The rhythm of the horse is the foundation.  This is established when the horse can maintain a rhythmic, steady tempo within its natural four gaits.  The walk is a 4 beat, the trot is a 2 beat and the canter is a 3 beat.  The horse needs to be neither to fast or to slow and moving through the back to the front in a relaxed, supple way.  The rhythm must be established first. Each step of the pyramid builds on the one before it.

Suppleness is the looseness and flexibility of the horse's body.  It can be longitudinal and lateral.  Longitudinal suppleness is the ability of the horse to stretch his top line forward in a relaxed manner reaching into the bit. Lateral suppleness is the amount of sidewards flexibility to make a round circle or move sideways. 

Contact is the horse's acceptance of the rider's aids which include the seat, legs and hand.  Good contact is shown as a happy horse moving freely forward on the aids and willing to accept the bit.  The poll will be at the highest point, the back will be swinging and supple, the jaw relaxed and the nose slightly in front of the vertical.  

Impulsion is seen by the amount of thrust the horse has coming from the haunches to the front.  The hind end engages and the horse has the desire to move forward energetically reaching well under his body with his hind legs.  Impulsion is accomplished naturally when the first three stages of training are solid.  It is light and forward.
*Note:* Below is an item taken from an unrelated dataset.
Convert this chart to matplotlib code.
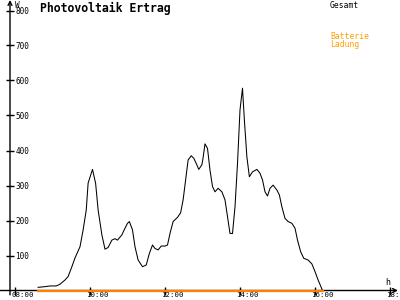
# Photovoltaik Ertrag - Tagesverlauf Gesamt / Batterie Ladung
import matplotlib
matplotlib.use('Agg')
import matplotlib.pyplot as plt
from matplotlib.transforms import ScaledTranslation

# Gesamt (W), 5-min-ish readings
times = ['08:37', '08:48', '08:56', '09:06', '09:12', '09:20', '09:25', '09:31', '09:36', '09:44',
         '09:49', '09:54', '09:57', '10:04', '10:09', '10:13', '10:19', '10:24', '10:29', '10:35',
         '10:40', '10:44', '10:51', '10:56', '11:00', '11:03', '11:08', '11:12', '11:17', '11:24',
         '11:30', '11:35', '11:40', '11:44', '11:49', '11:54', '12:00', '12:04', '12:08', '12:13',
         '12:20', '12:25', '12:29', '12:33', '12:37', '12:42', '12:46', '12:51', '12:54', '12:59',
         '13:01', '13:04', '13:08', '13:12', '13:16', '13:20', '13:25', '13:31', '13:36', '13:40',
         '13:44', '13:48', '13:52', '13:56', '14:00', '14:04', '14:07', '14:11', '14:15', '14:20',
         '14:27', '14:32', '14:36', '14:40', '14:44', '14:48', '14:53', '14:59', '15:03', '15:07',
         '15:12', '15:17', '15:23', '15:28', '15:32', '15:37', '15:42', '15:49', '15:55', '16:00',
         '16:05', '16:12']
gesamt = [9, 11, 13, 13, 18, 30, 40, 68, 93, 125,
          173, 230, 307, 346, 306, 230, 159, 118, 123, 144,
          148, 144, 159, 178, 192, 197, 173, 125, 87, 68,
          73, 106, 130, 120, 116, 127, 127, 130, 163, 197,
          209, 222, 259, 316, 373, 385, 378, 359, 346, 359,
          380, 419, 406, 344, 297, 282, 292, 282, 259, 211,
          163, 163, 239, 363, 516, 578, 487, 382, 325, 339,
          346, 335, 316, 282, 270, 292, 301, 287, 273, 239,
          206, 197, 192, 178, 144, 111, 92, 87, 76, 54,
          30, 0]

# Batterie Ladung stays at 0 the whole time
ladung_times = ['08:37', '16:12']
ladung = [0, 0]

y_ticks = [100, 200, 300, 400, 500, 600, 700, 800]
x_ticks = ['08:00', '10:00', '12:00', '14:00', '16:00', '18:00']


def to_hours(t):
    h, m = t.split(':')
    return int(h) + int(m) / 60


x = [to_hours(t) for t in times]
x_lad = [to_hours(t) for t in ladung_times]

mono = 'DejaVu Sans Mono'
orange_txt = '#ff9f00'
orange_line = '#ff8000'

fig = plt.figure(figsize=(4, 3), dpi=100)
ax = fig.add_axes([10 / 400, 9.5 / 300, 390 / 400, 290.5 / 300])
ax.set_xlim(8 - 5 / 37.5, 8 + 385 / 37.5)
ax.set_ylim(0, 830)

ax.plot(x, gesamt, color='black', lw=0.75, solid_joinstyle='round')
ax.plot(x_lad, ladung, color=orange_line, lw=1.6, zorder=5, clip_on=False)

for s in ax.spines.values():
    s.set_visible(False)

# axes as arrows
ax.annotate('', xy=(0, 1.0), xytext=(0, -0.015), xycoords='axes fraction',
            arrowprops=dict(arrowstyle='->', lw=1, color='black', shrinkA=0, shrinkB=0,
                            mutation_scale=7), annotation_clip=False)
ax.annotate('', xy=(388 / 390, 0), xytext=(-10 / 390, 0), xycoords='axes fraction',
            arrowprops=dict(arrowstyle='->', lw=1, color='black', shrinkA=0, shrinkB=0,
                            mutation_scale=7), annotation_clip=False)

ax.set_yticks(y_ticks)
ax.set_yticklabels([str(v) for v in y_ticks], fontsize=5.5, family=mono)
ax.set_xticks([to_hours(t) for t in x_ticks])
ax.set_xticklabels(x_ticks, fontsize=5.3, family=mono)
ax.tick_params(axis='both', direction='inout', length=6, width=1, color='black')
ax.tick_params(axis='y', pad=-7)
ax.tick_params(axis='x', pad=-1.8)
for lab in ax.get_yticklabels():
    lab.set_horizontalalignment('left')
for lab in ax.get_xticklabels():
    lab.set_horizontalalignment('left')
    lab.set_transform(lab.get_transform() + ScaledTranslation(-4 / 100, 0, fig.dpi_scale_trans))

# unit labels
fig.text(15 / 400, 1 - 0.5 / 300, 'W', fontsize=5.5, family=mono, va='top', ha='left')
fig.text(385 / 400, 1 - 278 / 300, 'h', fontsize=6, family=mono, va='top', ha='left')

# title and legend
fig.text(40 / 400, 1 - 2 / 300, 'Photovoltaik Ertrag', fontsize=8.3, family=mono,
         weight='bold', va='top', ha='left')
fig.text(330 / 400, 1 - 1.5 / 300, 'Gesamt', fontsize=5.8, family=mono, va='top', ha='left')
fig.text(330 / 400, 1 - 32 / 300, 'Batterie', fontsize=5.8, family=mono, va='top', ha='left',
         color=orange_txt)
fig.text(330 / 400, 1 - 40 / 300, 'Ladung', fontsize=5.8, family=mono, va='top', ha='left',
         color=orange_txt)

fig.savefig('out.png', dpi=100)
Straightness is an important phase of the training scale.  A horse is straight when the hind foot tracks in the hoofprint of the front or slightly beyond.  To achieve straightness the horse must be equally developed and trained on both sides of its body which means going in both directions, right and left.  All horses have a stiff side and a flexible side.  They will tend to do things better when traveling on the flexible side.  It is like us, we are either right handed or left handed and are awkward trying to do things with the off side.  A straight horse is a happy horse.  It has the ability to do what you are asking with less chance of injury or evasion.  

Collection: the ultimate goal of classical dressage. This happens when all parts of the training scale have come together and are solid.  It happens naturally.  A forced collection is not fluid.   When the horse has the strength to collect, the forehand lightens and you have self carriage.  The horse is not leaning on you and is truly carrying its rider in harmony.  You now have all phases of the training pyramid working as one unit.